## START MATERIAL PROVIDED
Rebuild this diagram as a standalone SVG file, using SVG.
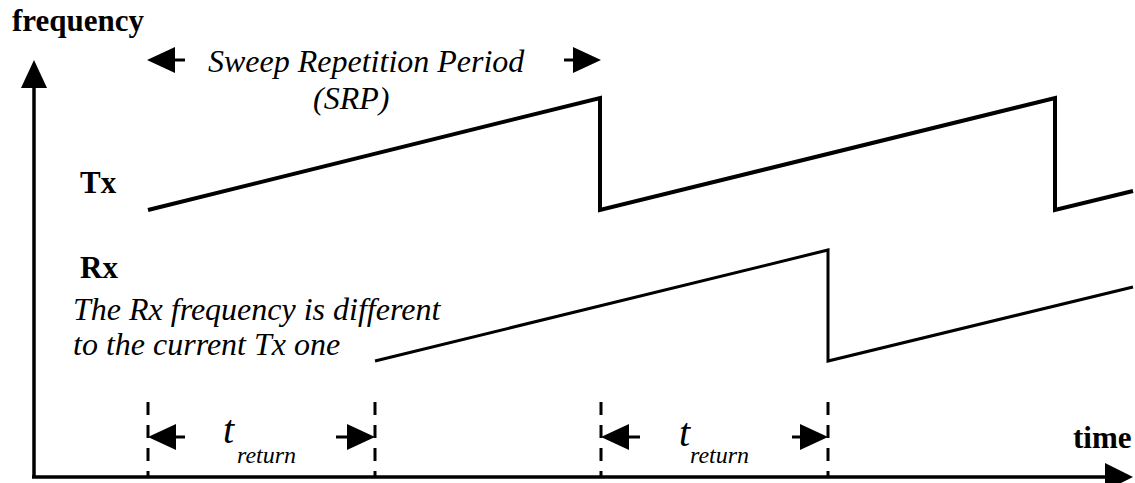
<svg xmlns="http://www.w3.org/2000/svg" width="1135" height="483" viewBox="0 0 1135 483">
<style>
.b{font-family:"Liberation Serif",serif;font-weight:bold;font-size:31px;fill:#000}
.i{font-family:"Liberation Serif",serif;font-style:italic;font-size:32px;fill:#000}
.ax{stroke:#000;stroke-width:3.5;fill:none}
.tx{stroke:#000;stroke-width:4;fill:none;stroke-linejoin:miter}
.rx{stroke:#000;stroke-width:3;fill:none;stroke-linejoin:miter}
.dash{stroke:#000;stroke-width:3;stroke-dasharray:13 10;fill:none}
.dim{stroke:#000;stroke-width:3;fill:none}
.ah{fill:#000}
</style>
<g id="axes">
<line class="ax" x1="34" y1="478" x2="34" y2="85"/>
<polygon class="ah" points="34,60 21,88 47,88"/>
<line class="ax" x1="32" y1="477" x2="1108" y2="477"/>
<polygon class="ah" points="1133,477 1105,463 1105,491"/>
<text class="b" x="12" y="31">frequency</text>
<text class="b" x="1073" y="448">time</text>
</g>
<g id="tx">
<polyline class="tx" points="148,210 600,98 600,210 1055,98 1055,210 1133,191"/>
<text class="b" x="80" y="193">Tx</text>
</g>
<g id="rx">
<polyline class="rx" points="375,361 828,250 828,361 1133,287"/>
<text class="b" x="80" y="278">Rx</text>
<text class="i" x="73" y="320">The Rx frequency is different</text>
<text class="i" x="73" y="355">to the current Tx one</text>
</g>
<g id="srp">
<text class="i" x="208" y="72">Sweep Repetition Period</text>
<text class="i" x="313" y="109">(SRP)</text>
</g>
<g id="connectors">
<line class="dash" x1="148" y1="402" x2="148" y2="477"/>
<line class="dash" x1="375" y1="402" x2="375" y2="477"/>
<line class="dash" x1="601" y1="402" x2="601" y2="477"/>
<line class="dash" x1="828" y1="402" x2="828" y2="477"/>
<line class="dim" x1="170" y1="60" x2="185" y2="60"/>
<polygon class="ah" points="147,60 175,47 175,73"/>
<line class="dim" x1="564" y1="60" x2="578" y2="60"/>
<polygon class="ah" points="601,60 573,47 573,73"/>
<line class="dim" x1="170" y1="437" x2="185" y2="437"/>
<polygon class="ah" points="148,437 176,424 176,450"/>
<line class="dim" x1="336" y1="437" x2="352" y2="437"/>
<polygon class="ah" points="375,437 347,424 347,450"/>
<line class="dim" x1="624" y1="437" x2="640" y2="437"/>
<polygon class="ah" points="601,437 629,424 629,450"/>
<line class="dim" x1="792" y1="437" x2="806" y2="437"/>
<polygon class="ah" points="828,437 800,424 800,450"/>
</g>
<g id="labels">
<text class="i" x="223" y="443" style="font-size:40px">t</text>
<text class="i" x="237" y="463" style="font-size:24px">return</text>
<text class="i" x="679" y="446" style="font-size:40px">t</text>
<text class="i" x="690" y="463" style="font-size:24px">return</text>
</g>
</svg>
## END MATERIAL PROVIDED
AIM:
Return the listing above in full and without alteration, excluding its pictures.

EXPECTED OUTPUT:
Rebuild this diagram as a standalone SVG file, using SVG.
<svg xmlns="http://www.w3.org/2000/svg" width="1135" height="483" viewBox="0 0 1135 483">
<style>
.b{font-family:"Liberation Serif",serif;font-weight:bold;font-size:31px;fill:#000}
.i{font-family:"Liberation Serif",serif;font-style:italic;font-size:32px;fill:#000}
.ax{stroke:#000;stroke-width:3.5;fill:none}
.tx{stroke:#000;stroke-width:4;fill:none;stroke-linejoin:miter}
.rx{stroke:#000;stroke-width:3;fill:none;stroke-linejoin:miter}
.dash{stroke:#000;stroke-width:3;stroke-dasharray:13 10;fill:none}
.dim{stroke:#000;stroke-width:3;fill:none}
.ah{fill:#000}
</style>
<g id="axes">
<line class="ax" x1="34" y1="478" x2="34" y2="85"/>
<polygon class="ah" points="34,60 21,88 47,88"/>
<line class="ax" x1="32" y1="477" x2="1108" y2="477"/>
<polygon class="ah" points="1133,477 1105,463 1105,491"/>
<text class="b" x="12" y="31">frequency</text>
<text class="b" x="1073" y="448">time</text>
</g>
<g id="tx">
<polyline class="tx" points="148,210 600,98 600,210 1055,98 1055,210 1133,191"/>
<text class="b" x="80" y="193">Tx</text>
</g>
<g id="rx">
<polyline class="rx" points="375,361 828,250 828,361 1133,287"/>
<text class="b" x="80" y="278">Rx</text>
<text class="i" x="73" y="320">The Rx frequency is different</text>
<text class="i" x="73" y="355">to the current Tx one</text>
</g>
<g id="srp">
<text class="i" x="208" y="72">Sweep Repetition Period</text>
<text class="i" x="313" y="109">(SRP)</text>
</g>
<g id="connectors">
<line class="dash" x1="148" y1="402" x2="148" y2="477"/>
<line class="dash" x1="375" y1="402" x2="375" y2="477"/>
<line class="dash" x1="601" y1="402" x2="601" y2="477"/>
<line class="dash" x1="828" y1="402" x2="828" y2="477"/>
<line class="dim" x1="170" y1="60" x2="185" y2="60"/>
<polygon class="ah" points="147,60 175,47 175,73"/>
<line class="dim" x1="564" y1="60" x2="578" y2="60"/>
<polygon class="ah" points="601,60 573,47 573,73"/>
<line class="dim" x1="170" y1="437" x2="185" y2="437"/>
<polygon class="ah" points="148,437 176,424 176,450"/>
<line class="dim" x1="336" y1="437" x2="352" y2="437"/>
<polygon class="ah" points="375,437 347,424 347,450"/>
<line class="dim" x1="624" y1="437" x2="640" y2="437"/>
<polygon class="ah" points="601,437 629,424 629,450"/>
<line class="dim" x1="792" y1="437" x2="806" y2="437"/>
<polygon class="ah" points="828,437 800,424 800,450"/>
</g>
<g id="labels">
<text class="i" x="223" y="443" style="font-size:40px">t</text>
<text class="i" x="237" y="463" style="font-size:24px">return</text>
<text class="i" x="679" y="446" style="font-size:40px">t</text>
<text class="i" x="690" y="463" style="font-size:24px">return</text>
</g>
</svg>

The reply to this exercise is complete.